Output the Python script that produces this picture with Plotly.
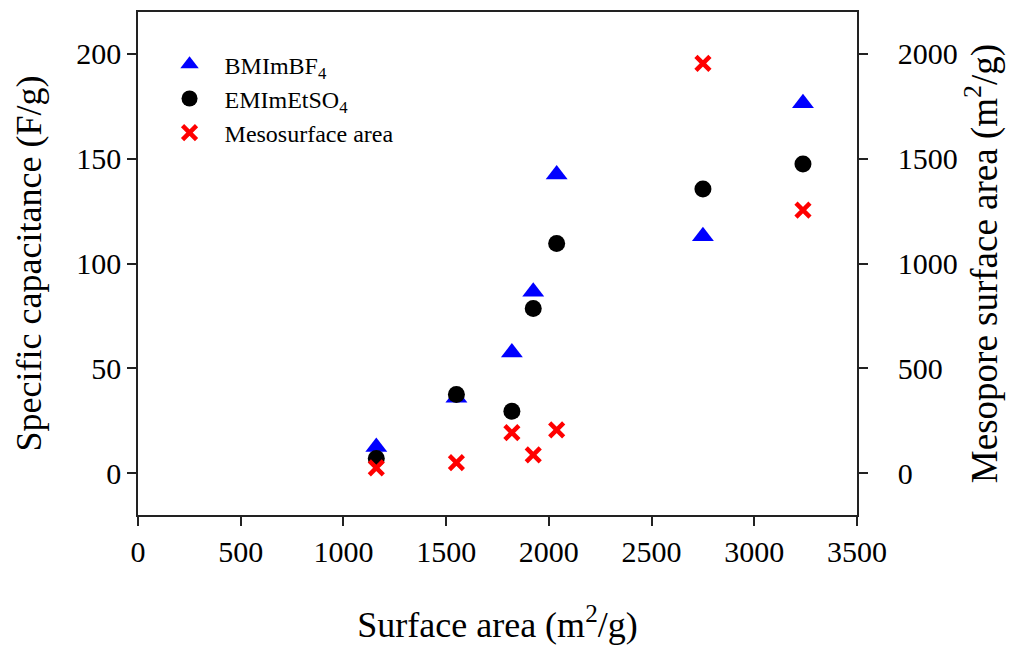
import plotly.graph_objects as go

# Surface area of each carbon sample (m2/g)
surface_area = [1160, 1550, 1820, 1924, 2038, 2750, 3237]

# Specific capacitance (F/g) in two ionic liquids
cap_bmimbf4 = [12.5, 36, 57.5, 86.5, 142.5, 113, 176.5]
cap_emimetso4 = [7, 37.5, 29.5, 78.5, 109.5, 135.5, 147.5]

# Mesopore surface area (m2/g), right axis
meso_area = [25, 50, 193, 87, 206, 1955, 1255]

font_family = "Liberation Serif, Times New Roman, serif"

fig = go.Figure()

fig.add_trace(go.Scatter(
    x=surface_area, y=cap_bmimbf4, mode="markers", name="BMImBF<sub>4</sub>",
    marker=dict(symbol="triangle-up", size=19, color="#0000ff", line=dict(width=0)),
))
fig.add_trace(go.Scatter(
    x=surface_area, y=cap_emimetso4, mode="markers", name="EMImEtSO<sub>4</sub>",
    marker=dict(symbol="circle", size=17, color="#000000", line=dict(width=0)),
))
fig.add_trace(go.Scatter(
    x=surface_area, y=meso_area, mode="markers", name="Mesosurface area",
    yaxis="y2",
    marker=dict(symbol="x-thin", size=14, color="#ff0000",
                line=dict(width=4.5, color="#ff0000")),
))

axis_common = dict(
    showline=True, linecolor="#222222", linewidth=1.5,
    ticks="outside", ticklen=9, tickwidth=1.5, tickcolor="#222222",
    showgrid=False, zeroline=False, automargin=False,
    tickfont=dict(family=font_family, size=30, color="#000000"),
)

fig.update_layout(
    width=1018, height=645,
    margin=dict(l=138, r=161, t=12, b=130),
    paper_bgcolor="white", plot_bgcolor="white",
    font=dict(family=font_family, color="#000000"),
    xaxis=dict(
        range=[0, 3500], tickvals=[0, 500, 1000, 1500, 2000, 2500, 3000, 3500],
        mirror=True,
        title=dict(text="Surface area (m<sup>2</sup>/g)",
                   font=dict(family=font_family, size=36), standoff=46),
        **axis_common,
    ),
    yaxis=dict(
        range=[-20, 220], tickvals=[0, 50, 100, 150, 200],
        title=dict(text="Specific capacitance (F/g)",
                   font=dict(family=font_family, size=36), standoff=24),
        **axis_common,
    ),
    yaxis2=dict(
        range=[-200, 2200], tickvals=[0, 500, 1000, 1500, 2000],
        overlaying="y", side="right", ticklabelstandoff=24,
        title=dict(text="Mesopore surface area (m<sup>2</sup>/g)",
                   font=dict(family=font_family, size=37), standoff=14),
        **axis_common,
    ),
    showlegend=True,
    legend=dict(
        x=0.023, y=0.94, xanchor="left", yanchor="top",
        bgcolor="rgba(0,0,0,0)", borderwidth=0,
        font=dict(family=font_family, size=24, color="#000000"),
        itemwidth=60,
    ),
)

fig.write_html("out.html")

-=-=-

INSTRUCTION:
The material above must be printed exactly, with its pictures left out.

RESPONSE TO THE TASK:
Output the Python script that produces this picture with Plotly.
import plotly.graph_objects as go

# Surface area of each carbon sample (m2/g)
surface_area = [1160, 1550, 1820, 1924, 2038, 2750, 3237]

# Specific capacitance (F/g) in two ionic liquids
cap_bmimbf4 = [12.5, 36, 57.5, 86.5, 142.5, 113, 176.5]
cap_emimetso4 = [7, 37.5, 29.5, 78.5, 109.5, 135.5, 147.5]

# Mesopore surface area (m2/g), right axis
meso_area = [25, 50, 193, 87, 206, 1955, 1255]

font_family = "Liberation Serif, Times New Roman, serif"

fig = go.Figure()

fig.add_trace(go.Scatter(
    x=surface_area, y=cap_bmimbf4, mode="markers", name="BMImBF<sub>4</sub>",
    marker=dict(symbol="triangle-up", size=19, color="#0000ff", line=dict(width=0)),
))
fig.add_trace(go.Scatter(
    x=surface_area, y=cap_emimetso4, mode="markers", name="EMImEtSO<sub>4</sub>",
    marker=dict(symbol="circle", size=17, color="#000000", line=dict(width=0)),
))
fig.add_trace(go.Scatter(
    x=surface_area, y=meso_area, mode="markers", name="Mesosurface area",
    yaxis="y2",
    marker=dict(symbol="x-thin", size=14, color="#ff0000",
                line=dict(width=4.5, color="#ff0000")),
))

axis_common = dict(
    showline=True, linecolor="#222222", linewidth=1.5,
    ticks="outside", ticklen=9, tickwidth=1.5, tickcolor="#222222",
    showgrid=False, zeroline=False, automargin=False,
    tickfont=dict(family=font_family, size=30, color="#000000"),
)

fig.update_layout(
    width=1018, height=645,
    margin=dict(l=138, r=161, t=12, b=130),
    paper_bgcolor="white", plot_bgcolor="white",
    font=dict(family=font_family, color="#000000"),
    xaxis=dict(
        range=[0, 3500], tickvals=[0, 500, 1000, 1500, 2000, 2500, 3000, 3500],
        mirror=True,
        title=dict(text="Surface area (m<sup>2</sup>/g)",
                   font=dict(family=font_family, size=36), standoff=46),
        **axis_common,
    ),
    yaxis=dict(
        range=[-20, 220], tickvals=[0, 50, 100, 150, 200],
        title=dict(text="Specific capacitance (F/g)",
                   font=dict(family=font_family, size=36), standoff=24),
        **axis_common,
    ),
    yaxis2=dict(
        range=[-200, 2200], tickvals=[0, 500, 1000, 1500, 2000],
        overlaying="y", side="right", ticklabelstandoff=24,
        title=dict(text="Mesopore surface area (m<sup>2</sup>/g)",
                   font=dict(family=font_family, size=37), standoff=14),
        **axis_common,
    ),
    showlegend=True,
    legend=dict(
        x=0.023, y=0.94, xanchor="left", yanchor="top",
        bgcolor="rgba(0,0,0,0)", borderwidth=0,
        font=dict(family=font_family, size=24, color="#000000"),
        itemwidth=60,
    ),
)

fig.write_html("out.html")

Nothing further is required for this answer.